● **TASK DESCRIPTION**:
Would you retype, exactly and without the pictures, the lines between the line holding "Emit a Python" and the line holding "import seaborn as sns", inclusive, and nothing else?

################

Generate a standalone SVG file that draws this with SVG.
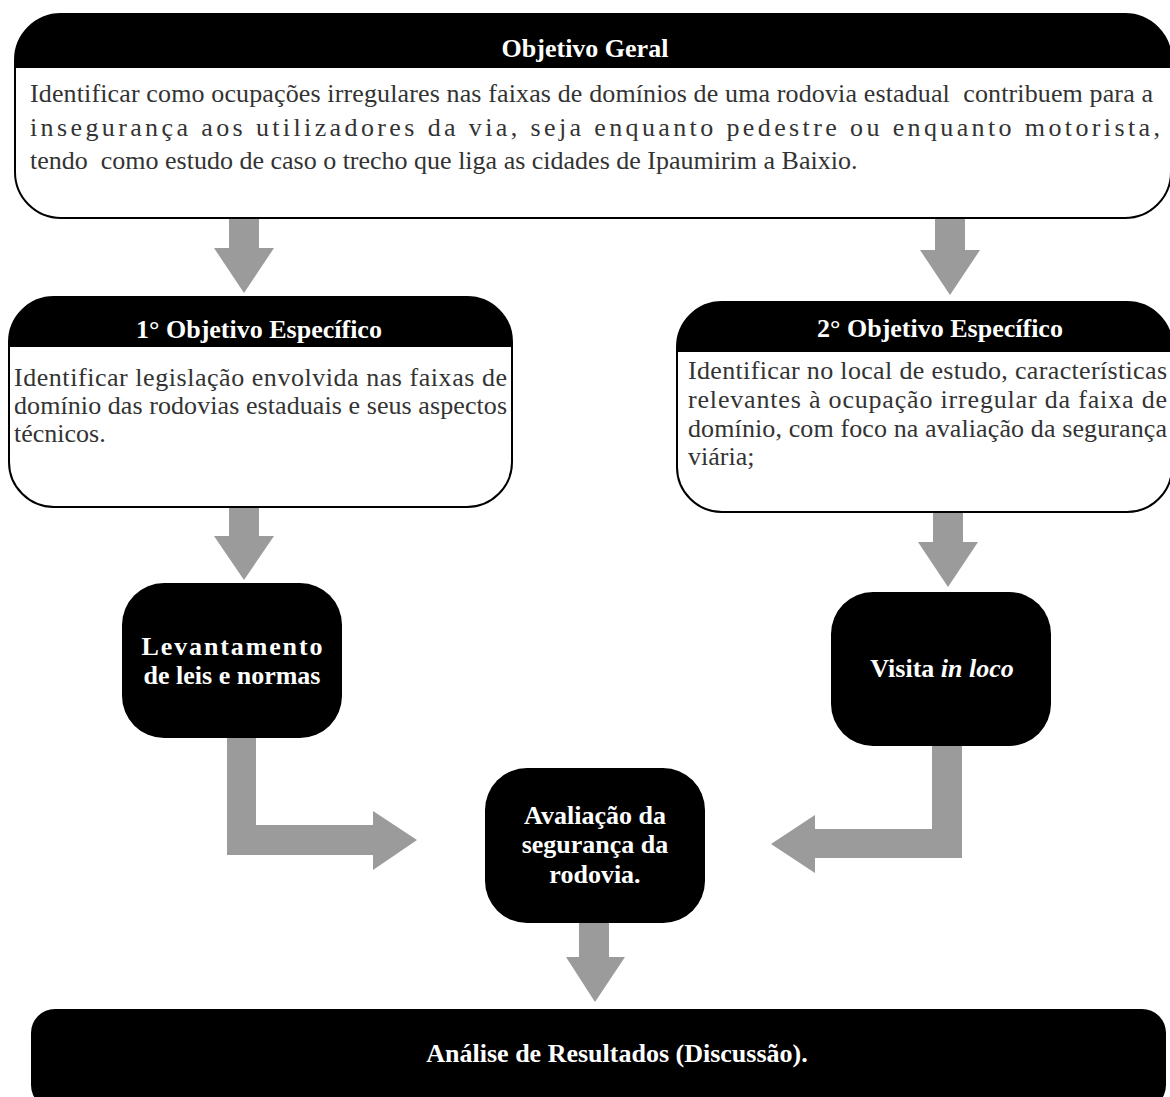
<svg xmlns="http://www.w3.org/2000/svg" width="1170" height="1097" viewBox="0 0 1170 1097">
<style>
.hdr{font-family:"Liberation Serif","Times New Roman",serif;font-weight:bold;font-size:26px;fill:#fff;text-anchor:middle}
.txt{font-family:"Liberation Serif","Times New Roman",serif;font-size:26px;fill:#333;white-space:pre}
.bw{font-family:"Liberation Serif","Times New Roman",serif;font-weight:bold;font-size:26px;fill:#fff;text-anchor:middle}
.frame{fill:none;stroke:#000;stroke-width:2}
.white{fill:#fff}
.blk{fill:#000}
.arrow{fill:#9b9b9b}
</style>
<defs>
<clipPath id="cTop"><rect x="15" y="14" width="1156" height="204" rx="46"/></clipPath>
<clipPath id="cObj1"><rect x="9" y="297" width="503" height="210" rx="45"/></clipPath>
<clipPath id="cObj2"><rect x="677" y="302" width="495" height="210" rx="45"/></clipPath>
</defs>
<rect x="0" y="0" width="1170" height="1097" fill="#fff"/>

<g id="connectors">
<polygon class="arrow" points="229,218 259,218 259,248 274,248 244,293 214,248 229,248"/>
<polygon class="arrow" points="935,218 965,218 965,250 980,250 950,295 920,250 935,250"/>
<polygon class="arrow" points="229,507 259,507 259,536 274,536 244,580 214,536 229,536"/>
<polygon class="arrow" points="933,512 963,512 963,542 978,542 948,587 918,542 933,542"/>
<polygon class="arrow" points="227,738 256,738 256,825 373,825 373,811 417,840 373,870 373,855 227,855"/>
<polygon class="arrow" points="932,745 962,745 962,858 815,858 815,873 771,844 815,815 815,829 932,829"/>
<polygon class="arrow" points="579,923 609,923 609,957 625,957 595,1002 566,957 579,957"/>
</g>

<g id="objetivo-geral">
<rect class="white" x="15" y="14" width="1156" height="204" rx="46"/>
<rect class="blk" x="15" y="14" width="1156" height="54" clip-path="url(#cTop)"/>
<rect class="frame" x="15" y="14" width="1156" height="204" rx="46"/>
<text class="hdr" x="585" y="57">Objetivo Geral</text>
<text class="txt" x="30" y="102" textLength="1123" lengthAdjust="spacing">Identificar como ocupações irregulares nas faixas de domínios de uma rodovia estadual  contribuem para a</text>
<text class="txt" x="30" y="136" textLength="1130" lengthAdjust="spacing">insegurança aos utilizadores da via, seja enquanto pedestre ou enquanto motorista,</text>
<text class="txt" x="30" y="169">tendo  como estudo de caso o trecho que liga as cidades de Ipaumirim a Baixio.</text>
</g>

<g id="objetivo-especifico-1">
<rect class="white" x="9" y="297" width="503" height="210" rx="45"/>
<rect class="blk" x="9" y="297" width="503" height="50" clip-path="url(#cObj1)"/>
<rect class="frame" x="9" y="297" width="503" height="210" rx="45"/>
<text class="hdr" x="259" y="338">1° Objetivo Específico</text>
<text class="txt" x="14" y="386" textLength="493" lengthAdjust="spacing">Identificar legislação envolvida nas faixas de</text>
<text class="txt" x="14" y="414" textLength="493" lengthAdjust="spacing">domínio das rodovias estaduais e seus aspectos</text>
<text class="txt" x="14" y="442">técnicos.</text>
</g>

<g id="objetivo-especifico-2">
<rect class="white" x="677" y="302" width="495" height="210" rx="45"/>
<rect class="blk" x="677" y="302" width="495" height="50" clip-path="url(#cObj2)"/>
<rect class="frame" x="677" y="302" width="495" height="210" rx="45"/>
<text class="hdr" x="940" y="337">2° Objetivo Específico</text>
<text class="txt" x="688" y="379" textLength="479" lengthAdjust="spacing">Identificar no local de estudo, características</text>
<text class="txt" x="688" y="408" textLength="479" lengthAdjust="spacing">relevantes à ocupação irregular da faixa de</text>
<text class="txt" x="688" y="437" textLength="479" lengthAdjust="spacing">domínio, com foco na avaliação da segurança</text>
<text class="txt" x="688" y="465">viária;</text>
</g>

<g id="levantamento">
<rect class="blk" x="122" y="583" width="220" height="155" rx="42"/>
<text class="bw" x="232" y="655" textLength="181" lengthAdjust="spacing">Levantamento</text>
<text class="bw" x="232" y="684">de leis e normas</text>
</g>

<g id="visita">
<rect class="blk" x="831" y="592" width="220" height="154" rx="42"/>
<text class="bw" x="942" y="677">Visita <tspan font-style="italic">in loco</tspan></text>
</g>

<g id="avaliacao">
<rect class="blk" x="485" y="768" width="220" height="155" rx="42"/>
<text class="bw" x="595" y="824">Avaliação da</text>
<text class="bw" x="595" y="853">segurança da</text>
<text class="bw" x="595" y="883">rodovia.</text>
</g>

<g id="analise">
<rect class="blk" x="31" y="1009" width="1135" height="100" rx="24"/>
<text class="bw" x="617" y="1062">Análise de Resultados (Discussão).</text>
</g>
</svg>
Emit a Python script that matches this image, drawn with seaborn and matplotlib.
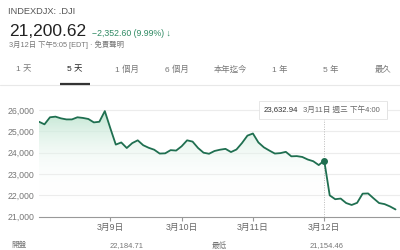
import numpy as np
import pandas as pd
import matplotlib
matplotlib.use("Agg")
import matplotlib.pyplot as plt
from matplotlib.colors import LinearSegmentedColormap
import seaborn as sns

# ---- data (30-minute steps over five trading days) ----
prices = [25450, 25330, 25660, 25690, 25610, 25560, 25560, 25660, 25630, 25580, 25420, 25450, 25950,
          25150, 24380, 24480, 24220, 24450, 24580, 24350, 24230, 24140, 23960, 23970, 24120, 24100,
          24300, 24580, 24520, 24220, 24000, 23950, 24080, 24140, 24180, 24030, 24150, 24450, 24800,
          24900, 24480, 24250, 24100, 23960, 23980, 24040, 23830, 23840, 23800, 23680, 23600, 23420,
          23632.94, 22000, 21820, 21850, 21640, 21550, 21650, 22080, 22090, 21860, 21640, 21590, 21480,
          21340]
steps = list(range(len(prices)))
day_ticks = [13, 26, 39, 52]
day_labels = ["3月9日", "3月10日", "3月11日", "3月12日"]
y_ticks = [21000, 22000, 23000, 24000, 25000, 26000]
y_labels = ["21,000", "22,000", "23,000", "24,000", "25,000", "26,000"]
tabs = ["1 天", "5 天", "1 個月", "6 個月", "本年迄今", "1 年", "5 年", "最久"]
hover_idx = 52
hover_label = "3月11日 週三 下午4:00"
last_price = "21,200.62"
change_text = "−2,352.60 (9.99%) ↓"
symbol = "INDEXDJX: .DJI"
time_note = "3月12日 下午5:05 [EDT] · 免責聲明"
stats = [("開盤", "22,184.71"), ("最低", "21,154.46")]

df = pd.DataFrame({"step": steps, "price": prices})

sns.set_theme(style="white")
plt.rcParams["font.family"] = ["Liberation Sans", "Noto Sans CJK TC", "DejaVu Sans"]

W, H = 400, 250
fig = plt.figure(figsize=(W / 100, H / 100), dpi=100)
fig.patch.set_facecolor("white")


def fx(x):
    return x / W


def fy(y):
    return 1 - y / H


ax_left, ax_right, ax_top, ax_bot = 39, 400, 100, 216.7
ax = fig.add_axes([fx(ax_left), fy(ax_bot), (ax_right - ax_left) / W, (ax_bot - ax_top) / H])
ax.set_facecolor("white")

line_color = "#1f6f50"
x_max = (ax_right - ax_left) / 5.485
ax.set_xlim(0, x_max)
ax.set_ylim(21000, 26470)

# grid
for yt in y_ticks[1:]:
    ax.axhline(yt, color="#ececec", lw=0.8, zorder=0)

# gradient fill under line
cmap = LinearSegmentedColormap.from_list(
    "g", [(1, 1, 1, 0), (0.75, 0.90, 0.82, 1.0)])
grad = np.linspace(0, 1, 256).reshape(-1, 1)
grad = np.clip((grad - 0.15) / 0.85, 0, 1) ** 1.3
im = ax.imshow(grad, extent=[0, x_max, 21000, 26000], origin="lower", aspect="auto",
               cmap=cmap, vmin=0, vmax=1, zorder=1)
poly = ax.fill_between(steps, prices, 21000, color="none", lw=0)
clip_path = poly.get_paths()[0]
im.set_clip_path(clip_path, transform=ax.transData)

sns.lineplot(data=df, x="step", y="price", ax=ax, color=line_color, lw=1.3, zorder=3)

# hover crosshair and marker
ax.axvline(hover_idx, ymin=0, ymax=(26300 - 21000) / 5470, color="#bbbbbb", lw=0.7,
           ls=(0, (1, 1.5)), zorder=2)
ax.plot([hover_idx], [prices[hover_idx]], "o", color=line_color, ms=4, zorder=4)

ax.set_xticks(day_ticks)
ax.set_xticklabels(day_labels)
ax.set_yticks(y_ticks)
ax.set_yticklabels(y_labels)
ax.tick_params(axis="x", length=3, width=0.8, color="#999999", labelsize=6.3,
               labelcolor="#666666", pad=1.5, direction="out", bottom=True)
ax.tick_params(axis="y", length=0, labelsize=6.3, labelcolor="#777777", pad=3)
ax.set_xlabel("")
ax.set_ylabel("")
for s in ["top", "right", "left"]:
    ax.spines[s].set_visible(False)
ax.spines["bottom"].set_color("#999999")
ax.spines["bottom"].set_linewidth(0.8)

# tooltip
tx0, ty0, tw, th = 259, 101.5, 128, 17
fig.patches.append(plt.Rectangle((fx(tx0 + 0.8), fy(ty0 + th + 0.8)), tw / W, th / H,
                                 transform=fig.transFigure, facecolor="#e4e4e4", edgecolor="none", zorder=5))
fig.patches.append(plt.Rectangle((fx(tx0), fy(ty0 + th)), tw / W, th / H,
                                 transform=fig.transFigure, facecolor="white", edgecolor="#dddddd",
                                 lw=0.5, zorder=6))
fig.text(fx(264), fy(110), f"{prices[hover_idx]:,.2f}", fontsize=5.6, color="#333333", va="center",
         ha="left", zorder=7)
fig.text(fx(303), fy(110), hover_label, fontsize=5.5, color="#666666", va="center", ha="left", zorder=7)

# header
fig.text(fx(8), fy(11), symbol, fontsize=6.7, color="#555555", va="center", ha="left")
fig.text(fx(9), fy(31.5), last_price, fontsize=12.5, color="#222222", va="center", ha="left")
fig.text(fx(92), fy(33.5), change_text, fontsize=6.3, color="#2f8a63", va="center", ha="left")
fig.text(fx(9), fy(45), time_note, fontsize=5.3, color="#777777", va="center", ha="left")

# tabs
tab_x = [24, 75, 127, 177, 230, 280, 331, 383]
for i, (t, x) in enumerate(zip(tabs, tab_x)):
    fig.text(fx(x), fy(70), t, fontsize=6, color="#222222" if i == 1 else "#777777",
             ha="center", va="center")
fig.add_artist(plt.Line2D([0, 1], [fy(84.5), fy(84.5)], transform=fig.transFigure,
                          color="#e8e8e8", lw=0.8))
fig.add_artist(plt.Line2D([fx(60), fx(90)], [fy(84), fy(84)], transform=fig.transFigure,
                          color="#333333", lw=1.6, solid_capstyle="butt"))

# bottom stats
stat_x = [(11, 110), (212, 310)]
for (lab, val), (xl, xv) in zip(stats, stat_x):
    fig.text(fx(xl), fy(242), lab, fontsize=5.5, color="#777777", ha="left", va="top")
    fig.text(fx(xv), fy(242), val, fontsize=5.5, color="#777777", ha="left", va="top")

fig.savefig("out.png", dpi=100, facecolor="white")
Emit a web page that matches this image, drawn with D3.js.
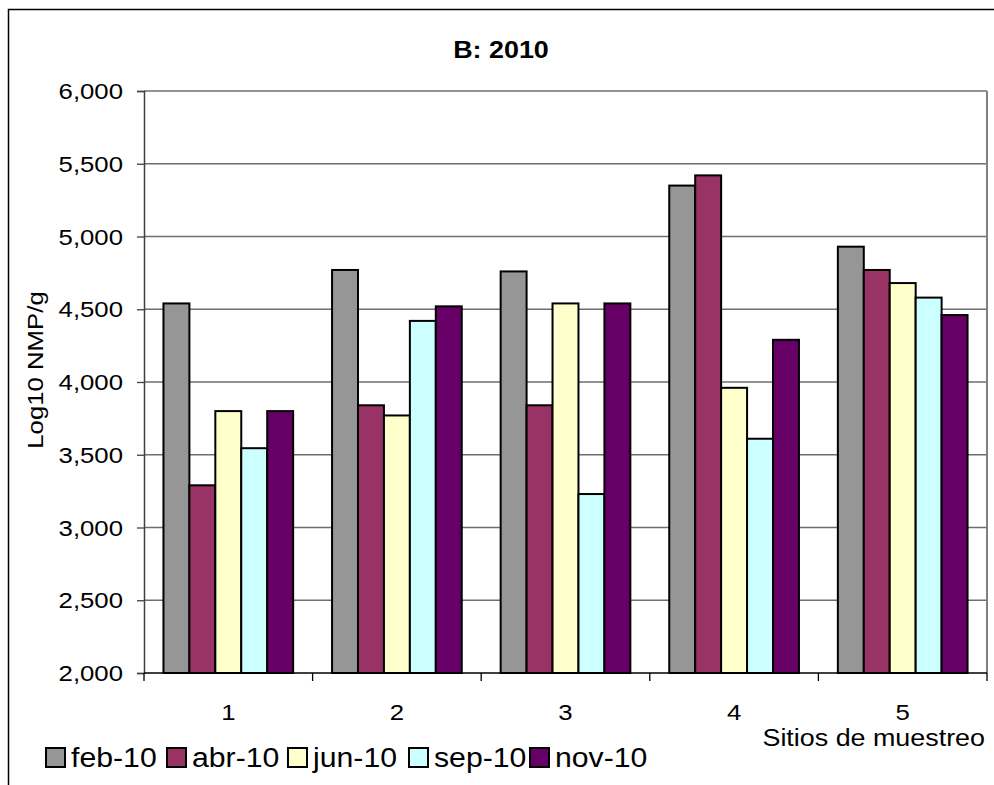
<!DOCTYPE html>
<html>
<head>
<meta charset="utf-8">
<script src="https://cdn.jsdelivr.net/npm/d3@7"></script>
<style>
  html, body { margin: 0; padding: 0; background: #fff; }
  svg { display: block; font-family: Arial, "Liberation Sans", sans-serif; }
</style>
</head>
<body>
<svg id="chart" width="994" height="785"></svg>
<script>
// Sampling sites and sampling dates
const sites = ["1", "2", "3", "4", "5"];
const months = ["feb-10", "abr-10", "jun-10", "sep-10", "nov-10"];
const colors = ["#969696", "#993366", "#FFFFCC", "#CCFFFF", "#660066"];

// Log10 NMP/g per site, one array per sampling date
const feb10 = [4540, 4770, 4760, 5350, 4930];
const abr10 = [3290, 3840, 3840, 5420, 4770];
const jun10 = [3800, 3770, 4540, 3960, 4680];
const sep10 = [3545, 4420, 3230, 3610, 4580];
const nov10 = [3800, 4520, 4540, 4290, 4460];
const seriesValues = [feb10, abr10, jun10, sep10, nov10];

const yTicks = [2000, 2500, 3000, 3500, 4000, 4500, 5000, 5500, 6000];

// Horizontal widening applied to all text (wide Arial look)
const STRETCH = 1.12;

const svg = d3.select("#chart");

// Places a text element at (x, y) stretched along its reading direction
function label(parent, x, y, str, opts = {}) {
  const rot = opts.rotate ? ` rotate(${opts.rotate})` : "";
  const g = parent.append("g")
    .attr("transform", `translate(${x},${y})${rot} scale(${STRETCH},1)`);
  return g.append("text")
    .attr("text-anchor", opts.anchor || "start")
    .attr("font-size", opts.size || 23)
    .attr("font-weight", opts.weight || "normal")
    .attr("dy", opts.dy || null)
    .attr("fill", "#000")
    .text(str);
}

// Outer chart frame (continues past the right and bottom edges)
svg.append("rect")
  .attr("x", 8.5).attr("y", 9.5)
  .attr("width", 1100).attr("height", 900)
  .attr("fill", "none").attr("stroke", "#000").attr("stroke-width", 1.5);

const plot = { left: 144, right: 987, top: 91, bottom: 673 };

const x0 = d3.scaleBand().domain(sites).range([plot.left, plot.right]).padding(0);
const W = x0.bandwidth();
const gap = W * 1.5 / 6.5;
const x1 = d3.scaleBand().domain(months).range([gap / 2, W - gap / 2]).padding(0);
const y = d3.scaleLinear().domain([2000, 6000]).range([plot.bottom, plot.top]);

// Gridlines
svg.append("g")
  .selectAll("line")
  .data(yTicks.slice(1))
  .join("line")
  .attr("x1", plot.left).attr("x2", plot.right)
  .attr("y1", d => y(d)).attr("y2", d => y(d))
  .attr("stroke", "#6e6e6e").attr("stroke-width", 1.3);

// Plot area border (right side)
svg.append("line")
  .attr("x1", plot.right).attr("x2", plot.right)
  .attr("y1", plot.top).attr("y2", plot.bottom)
  .attr("stroke", "#808080").attr("stroke-width", 2);

// Bars
const groups = svg.append("g")
  .selectAll("g")
  .data(sites)
  .join("g")
  .attr("transform", d => `translate(${x0(d)},0)`);

groups.selectAll("rect")
  .data((d, i) => months.map((m, j) => ({ m, j, v: seriesValues[j][i] })))
  .join("rect")
  .attr("x", d => x1(d.m))
  .attr("y", d => y(d.v))
  .attr("width", x1.bandwidth())
  .attr("height", d => y(2000) - y(d.v))
  .attr("fill", d => colors[d.j])
  .attr("stroke", "#000")
  .attr("stroke-width", 2);

// Y axis (line and ticks from d3.axisLeft, labels placed stretched)
const yAxis = d3.axisLeft(y)
  .tickValues(yTicks)
  .tickFormat("")
  .tickSizeOuter(0)
  .tickSize(7);
const gy = svg.append("g")
  .attr("transform", `translate(${plot.left},0)`)
  .call(yAxis);
gy.select(".domain").attr("stroke", "#404040").attr("stroke-width", 1.5);
gy.selectAll(".tick line").attr("stroke", "#404040").attr("stroke-width", 1.3);
const fmt = d3.format(",.0f");
yTicks.forEach(t => {
  label(svg, 123, y(t), fmt(t), { anchor: "end", dy: "0.35em" });
});

// X axis with ticks between categories
const gx = svg.append("g")
  .attr("transform", `translate(0,${plot.bottom})`);
gx.append("line")
  .attr("x1", plot.left).attr("x2", plot.right)
  .attr("stroke", "#000").attr("stroke-width", 1.5);
gx.selectAll("line.tk")
  .data(d3.range(sites.length + 1))
  .join("line")
  .attr("class", "tk")
  .attr("x1", i => plot.left + i * W).attr("x2", i => plot.left + i * W)
  .attr("y1", 0).attr("y2", 8)
  .attr("stroke", "#000").attr("stroke-width", 1.3);
sites.forEach(s => {
  label(svg, x0(s) + W / 2, plot.bottom + 47, s, { anchor: "middle" });
});

// Title
label(svg, 501, 58, "B: 2010", { anchor: "middle", weight: "bold", size: 24 });

// Axis titles
label(svg, 43, 370, "Log10 NMP/g", { anchor: "middle", rotate: -90 });
label(svg, 985, 746, "Sitios de muestreo", { anchor: "end", size: 24 });

// Legend
const legend = svg.append("g").attr("transform", "translate(46,748)");
months.forEach((m, i) => {
  const item = legend.append("g").attr("transform", `translate(${i * 121},0)`);
  item.append("rect")
    .attr("width", 19).attr("height", 19)
    .attr("fill", colors[i])
    .attr("stroke", "#000").attr("stroke-width", 2);
  label(item, 25, 19, m, { size: 27 });
});
</script>
</body>
</html>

################

● **RIGHT ANSWER**:
Emit a Python script that matches this image, drawn with seaborn and matplotlib.
import numpy as np
import pandas as pd
import matplotlib
matplotlib.use("Agg")
import matplotlib.pyplot as plt
from matplotlib.colors import LinearSegmentedColormap
import seaborn as sns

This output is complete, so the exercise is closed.